Ask yourself — If you were thirty with a small family, would you move to Phoenix or Los Angeles County if the "no water" writing were on the wall and the population declining? Answer: Only if you had to, because land and housing would be suddenly affordable.
All of which means that the American Southwest has most likely passed a tipping point — over the cliff, but with a long way to the bottom to go. I wish the ProPublica piece, for all its virtues, had at least considered that set of outcomes. After all, their title is pretty drastic — "Killing the Colorado."
Now the real bottom line.
If We Try to Have Both "Growth" and Climate Solutions, We'll Have Neither
The real bottom line — the most far-reaching — is philosophical, but it gets to the heart of a huge debate in the climate war. Which means I'm going to have to expand on this point later. In basic terms, though, it's this.
The meme of the wealthy is that (a) climate proposals are a threat to "growth" — by which they mean literally GDP, but also by implication they mean "your big-screen, smart-phone lifestyle." And (b) losing "growth" is a line no consumer will want to cross; not the rich, not the poor, no one. This means that the wealthy think they have a trump card, and you see it played, for example, in those Exxon and oil industry commercials hosted by "Lying Pantsuit Lady" — as in, "Like that television you're watching? Know where its energy comes from? Yep, oil is right there in the mix."

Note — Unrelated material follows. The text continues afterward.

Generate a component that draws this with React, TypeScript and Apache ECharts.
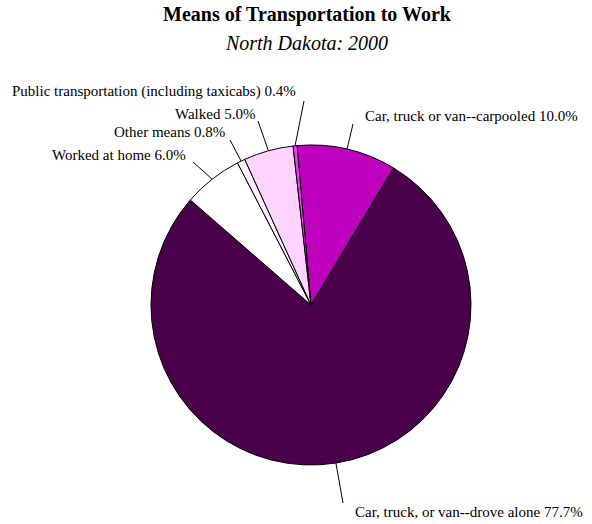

Can you hear the threat? "Fix the climate and you'll have to sacrifice your lifestyle. Can't have that ... there's a big game on this weekend."

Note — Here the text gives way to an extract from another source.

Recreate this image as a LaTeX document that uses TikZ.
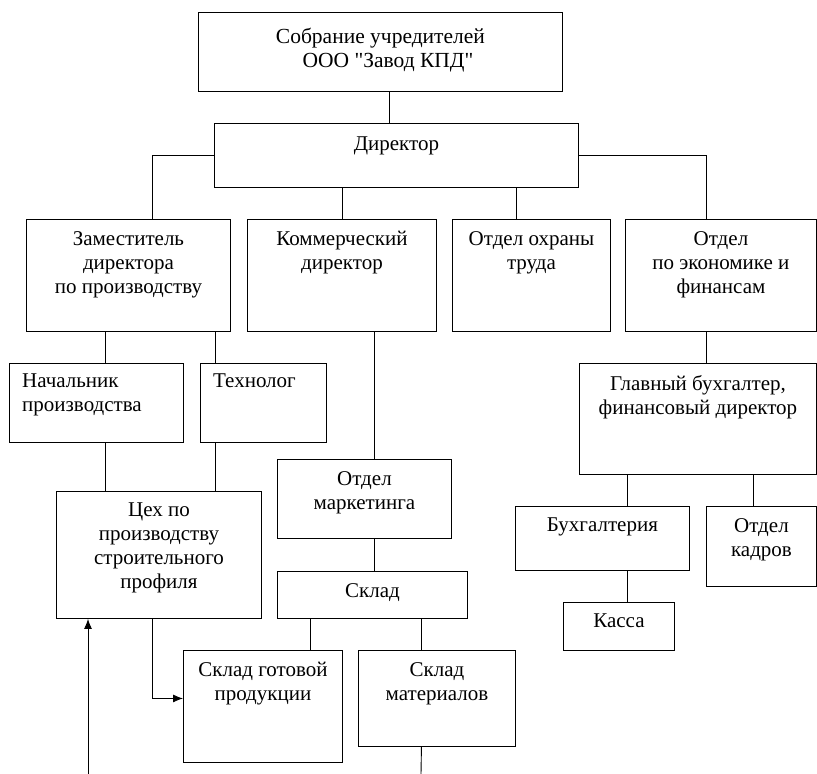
\documentclass[tikz,border=0pt]{standalone}
\usepackage{fontspec}
\setmainfont{Liberation Serif}
\newfontfamily\plainserif{Liberation Serif}
\usetikzlibrary{arrows.meta}

\begin{document}
\begin{tikzpicture}[x=1pt, y=-1pt,
    unit/.style={draw, line width=0.9pt, anchor=north west, inner sep=0pt},
    boxtext/.style={anchor=north, align=center, inner sep=0pt, font=\fontsize{21}{24}\selectfont},
    boxtextl/.style={boxtext, anchor=north west, align=left},
    link/.style={line width=0.9pt},
    feed/.style={link, -{Latex[length=10pt, width=8pt]}}]
            \useasboundingbox (0,0) rectangle (817,774);

            % boxes
            \node[unit, minimum width=364pt, minimum height=79pt]  (sobr)  at (198,12)  {};
            \node[unit, minimum width=364pt, minimum height=64pt]  (dir)   at (214,123) {};
            \node[unit, minimum width=204pt, minimum height=112pt] (zam)   at (26,219)  {};
            \node[unit, minimum width=189pt, minimum height=112pt] (kom)   at (247,219) {};
            \node[unit, minimum width=158pt, minimum height=112pt] (ohr)   at (452,219) {};
            \node[unit, minimum width=191pt, minimum height=112pt] (ekon)  at (625,219) {};
            \node[unit, minimum width=174pt, minimum height=79pt]  (nach)  at (9,363)   {};
            \node[unit, minimum width=126pt, minimum height=79pt]  (tech)  at (200,363) {};
            \node[unit, minimum width=237pt, minimum height=111pt] (glav)  at (579,363) {};
            \node[unit, minimum width=174pt, minimum height=79pt]  (mark)  at (277,459) {};
            \node[unit, minimum width=205pt, minimum height=127pt] (ceh)   at (56,491)  {};
            \node[unit, minimum width=174pt, minimum height=64pt]  (buh)   at (515,506) {};
            \node[unit, minimum width=110pt, minimum height=80pt]  (kadr)  at (706,506) {};
            \node[unit, minimum width=190pt, minimum height=47pt]  (sklad) at (277,571) {};
            \node[unit, minimum width=111pt, minimum height=48pt]  (kassa) at (563,602) {};
            \node[unit, minimum width=159pt, minimum height=112pt] (gotov) at (183,650) {};
            \node[unit, minimum width=157pt, minimum height=96pt]  (mater) at (358,650) {};

            % texts
            \node[boxtext, anchor=center, font=\plainserif\fontsize{21.5}{24}\selectfont] (sobr-t) at ([yshift=2pt]sobr.center)
                {Собрание учредителей\\\hspace*{0.7em}ООО "Завод КПД"};
            \node[boxtext] (dir-t)   at ([yshift=-14pt]dir.north)   {Директор};
            \node[boxtext] (zam-t)   at ([yshift=-12pt]zam.north)   {Заместитель\\директора\\по производству};
            \node[boxtext] (kom-t)   at ([yshift=-12pt]kom.north)   {Коммерческий\\директор};
            \node[boxtext] (ohr-t)   at ([yshift=-12pt]ohr.north)   {Отдел охраны\\труда};
            \node[boxtext] (ekon-t)  at ([yshift=-12pt]ekon.north)  {Отдел\\по экономике и\\финансам};
            \node[boxtextl] (nach-t) at ([xshift=13pt, yshift=-11pt]nach.north west) {Начальник\\производства};
            \node[boxtextl] (tech-t) at ([xshift=13pt, yshift=-11pt]tech.north west) {Технолог};
            \node[boxtext] (glav-t)  at ([yshift=-12pt]glav.north)  {Главный бухгалтер,\\финансовый директор};
            \node[boxtext] (mark-t)  at ([yshift=-12pt]mark.north)  {Отдел\\маркетинга};
            \node[boxtext] (ceh-t)   at ([yshift=-12pt]ceh.north)   {Цех по\\производству\\строительного\\профиля};
            \node[boxtext] (buh-t)   at ([yshift=-12pt]buh.north)   {Бухгалтерия};
            \node[boxtext] (kadr-t)  at ([yshift=-12pt]kadr.north)  {Отдел\\кадров};
            \node[boxtext] (sklad-t) at ([yshift=-12pt]sklad.north) {Склад};
            \node[boxtext] (kassa-t) at ([yshift=-12pt]kassa.north) {Касса};
            \node[boxtext] (gotov-t) at ([yshift=-12pt]gotov.north) {Склад готовой\\продукции};
            \node[boxtext] (mater-t) at ([yshift=-12pt]mater.north) {Склад\\материалов};

            % connectors
            \coordinate (sobrout) at ([xshift=9pt]sobr.south);
            \coordinate (zamin)   at ([xshift=24pt]zam.north);
            \coordinate (ekonin)  at ([xshift=-14.5pt]ekon.north);
            \coordinate (ohrin)   at ([xshift=-15pt]ohr.north);
            \coordinate (nachin)  at ([xshift=9pt]nach.north);
            \coordinate (techin)  at ([xshift=-48pt]tech.north);
            \coordinate (markin)  at ([xshift=10pt]mark.north);
            \coordinate (gotovin) at ([xshift=47.5pt]gotov.north);
            \coordinate (materin) at ([xshift=-15.5pt]mater.north);
            \coordinate (buhin)   at ([xshift=25pt]buh.north);
            \coordinate (kadrin)  at ([xshift=-8pt]kadr.north);
            \coordinate (cehout)  at ([xshift=-6.5pt]ceh.south);
            \coordinate (gotside) at ([yshift=8pt]gotov.west);
            \coordinate (materend) at (421,774);
            \coordinate (supply)  at (88,774);

            \draw[link] (sobrout) -- (sobrout |- dir.north);
            \draw[link] (dir.west) -| (zamin);
            \draw[link] (dir.east) -| (ekonin);
            \draw[link] (kom.north |- dir.south) -- (kom.north);
            \draw[link] (ohrin |- dir.south) -- (ohrin);
            \draw[link] (nachin |- zam.south) -- (nachin);
            \draw[link] (techin |- zam.south) -- (techin |- tech.north);
            \draw[link] (nachin |- nach.south) -- (nachin |- ceh.north);
            \draw[link] (techin |- tech.south) -- (techin |- ceh.north);
            \draw[link] (markin |- kom.south) -- (markin);
            \draw[link] (markin |- mark.south) -- (markin |- sklad.north);
            \draw[link] (gotovin |- sklad.south) -- (gotovin);
            \draw[link] (materin |- sklad.south) -- (materin);
            \draw[link] (materin |- mater.south) -- (materend);
            \draw[link] (ekonin |- ekon.south) -- (ekonin |- glav.north);
            \draw[link] (buhin |- glav.south) -- (buhin);
            \draw[link] (kadrin |- glav.south) -- (kadrin);
            \draw[link] (buhin |- buh.south) -- (buhin |- kassa.north);
            \draw[feed] (cehout) |- (gotside);
            \draw[feed] (supply) -- (supply |- ceh.south);
        \end{tikzpicture}
\end{document}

In response, climate solution advocates counter with an argument that says, in effect, "But wait ... we've got a way to keep 'growth' and also fix the climate problem."
To which I say, "Not a good answer" (if you click, start at 4:25 for the quote). Accepting the anti-climate-solution assumption means offering only a subset of solutions available. What do I mean by that? Saying "we can have (consumer) growth and a climate solution" is only true ... if it's actually true. What if it's not true at all? Then what's the solution on offer? (Hint: There is none.)

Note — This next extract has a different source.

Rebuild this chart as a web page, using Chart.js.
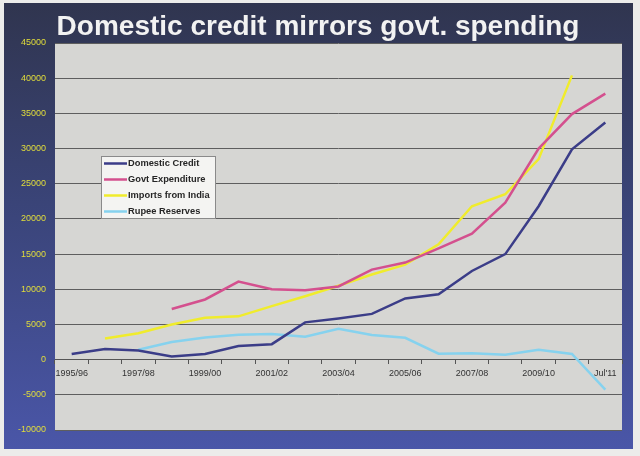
<!DOCTYPE html>
<html>
<head>
<meta charset="utf-8">
<script src="https://cdn.jsdelivr.net/npm/chart.js@4"></script>
<style>
  html, body { margin: 0; padding: 0; background: #ececea; }
  #wrap { width: 640px; height: 456px; }
</style>
</head>
<body>
<div id="wrap"><canvas id="chartCredit" width="640" height="456"></canvas></div>
<script>
// categories (fiscal years), labels shown on every other one
const years = ['1995/96', '1996/97', '1997/98', '1998/99', '1999/00', '2000/01', '2001/02', '2002/03',
  '2003/04', '2004/05', '2005/06', '2006/07', '2007/08', '2008/09', '2009/10', '2010/11', "Jul'11"];

const domesticCredit = [800, 1500, 1300, 450, 800, 1950, 2200, 5300, 5850, 6500, 8700, 9300, 12600, 15000, 21800, 29900, 33700];
const govtExpenditure = [null, null, null, 7200, 8550, 11100, 10000, 9850, 10400, 12800, 13800, 15800, 17900, 22300, 30000, 34900, 37800];
const importsIndia = [null, 3000, 3750, 5000, 5950, 6150, 7600, 9000, 10500, 12100, 13500, 16400, 21800, 23500, 28500, 40400, null];
const rupeeReserves = [null, null, 1400, 2500, 3150, 3550, 3650, 3250, 4400, 3500, 3100, 850, 900, 700, 1400, 800, -4250];

const yMin = -10000, yMax = 45000, yStep = 5000;
const titleText = 'Domestic credit mirrors govt. spending';

// panel, plot fill and title
const backdrop = {
  id: 'backdrop',
  beforeDraw(chart) {
    const ctx = chart.ctx, a = chart.chartArea;
    ctx.save();
    ctx.fillStyle = '#ececea';
    ctx.fillRect(0, 0, chart.width, chart.height);
    const g = ctx.createLinearGradient(0, 3, 0, 449);
    g.addColorStop(0, '#30354f');
    g.addColorStop(0.45, '#3a4478');
    g.addColorStop(1, '#4a56a8');
    ctx.fillStyle = g;
    ctx.fillRect(4, 3, 629, 446);
    ctx.fillStyle = '#d6d6d3';
    ctx.fillRect(a.left, a.top, a.right - a.left, a.bottom - a.top);
    ctx.fillStyle = '#f2f2f2';
    ctx.font = 'bold 28px "Liberation Sans", Arial, sans-serif';
    ctx.textAlign = 'center';
    ctx.textBaseline = 'alphabetic';
    ctx.fillText(titleText, 318, 35);
    ctx.restore();
  }
};

// boxed legend inside the plot
const boxLegend = {
  id: 'boxLegend',
  afterDatasetsDraw(chart) {
    const ctx = chart.ctx;
    ctx.save();
    ctx.fillStyle = '#f4f4f2';
    ctx.fillRect(101, 156, 115, 63);
    ctx.strokeStyle = '#8a8a8a';
    ctx.lineWidth = 1;
    ctx.strokeRect(101.5, 156.5, 114, 62);
    ctx.font = 'bold 9.3px "Liberation Sans", Arial, sans-serif';
    ctx.textBaseline = 'middle';
    ctx.textAlign = 'left';
    chart.data.datasets.forEach((ds, i) => {
      const y = 163.5 + i * 16;
      ctx.strokeStyle = ds.borderColor;
      ctx.lineWidth = 2.5;
      ctx.beginPath();
      ctx.moveTo(104, y);
      ctx.lineTo(127, y);
      ctx.stroke();
      ctx.fillStyle = '#262626';
      ctx.fillText(ds.label, 128, y);
    });
    ctx.restore();
  }
};

new Chart(document.getElementById('chartCredit'), {
  type: 'line',
  data: {
    labels: years,
    datasets: [{
      label: 'Domestic Credit',
      data: domesticCredit,
      borderColor: '#3b3d88'
    }, {
      label: 'Govt Expenditure',
      data: govtExpenditure,
      borderColor: '#d4508e'
    }, {
      label: 'Imports from India',
      data: importsIndia,
      borderColor: '#f0ec2c'
    }, {
      label: 'Rupee Reserves',
      data: rupeeReserves,
      borderColor: '#86d2ee'
    }]
  },
  options: {
    responsive: false,
    animation: false,
    elements: {
      line: { borderWidth: 2.5, tension: 0, fill: false },
      point: { radius: 0, hoverRadius: 0 }
    },
    layout: { padding: { top: 43, bottom: 26, left: 0, right: 18 } },
    plugins: {
      legend: { display: false },
      title: { display: false },
      tooltip: { enabled: false }
    },
    scales: {
      x: {
        position: { y: 0 },
        offset: true,
        grid: { drawOnChartArea: false, offset: true, tickLength: 4, color: '#555', lineWidth: 1 },
        border: { display: true, color: '#555', width: 1 },
        ticks: {
          autoSkip: false,
          maxRotation: 0,
          padding: 4,
          color: '#333',
          font: { family: '"Liberation Sans", Arial, sans-serif', size: 9 },
          callback: function(v, i) { return i % 2 === 0 ? years[i] : ''; }
        }
      },
      y: {
        min: yMin,
        max: yMax,
        afterFit: function(scale) { scale.width = 55; },
        grid: { color: '#5e5e5e', lineWidth: 1, drawTicks: false },
        border: { display: false },
        ticks: {
          stepSize: yStep,
          padding: 9,
          color: '#e2de3a',
          font: { family: '"Liberation Sans", Arial, sans-serif', size: 9 },
          callback: function(v) { return String(v); }
        }
      }
    }
  },
  plugins: [backdrop, boxLegend]
});
</script>
</body>
</html>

Here's what's more likely, using the example of the case we've been examining, the case of California and the American Southwest:
▪ Any attempt to have (consumer) "growth" and a climate solution means we'll have neither. Put differently, all fast, effective climate solutions will involve some sacrifice of the consumer economy. The only way to guarantee "growth" in the consumer economy is to have a slow and ineffective solution — until it all comes apart.
Note that the "consumer economy" is not the whole economy, meaning aggregate GDP. Did the World War II economy involve "growth" in a consumer goods sense? Obviously not, yet we survived and even thrived. The country cleared all the debris of the Great Depression in one swoop. All it took was willingness to sacrifice, something the American people were happy to do, given the alternative.
So too with the climate solutions war. To win that will take sacrifice. Something people will be willing to do once climate awareness reaches critical mass. We just have to stop listening to people who sing this song:
Thank you, George Harrison.
They don't have our interests at heart in any case.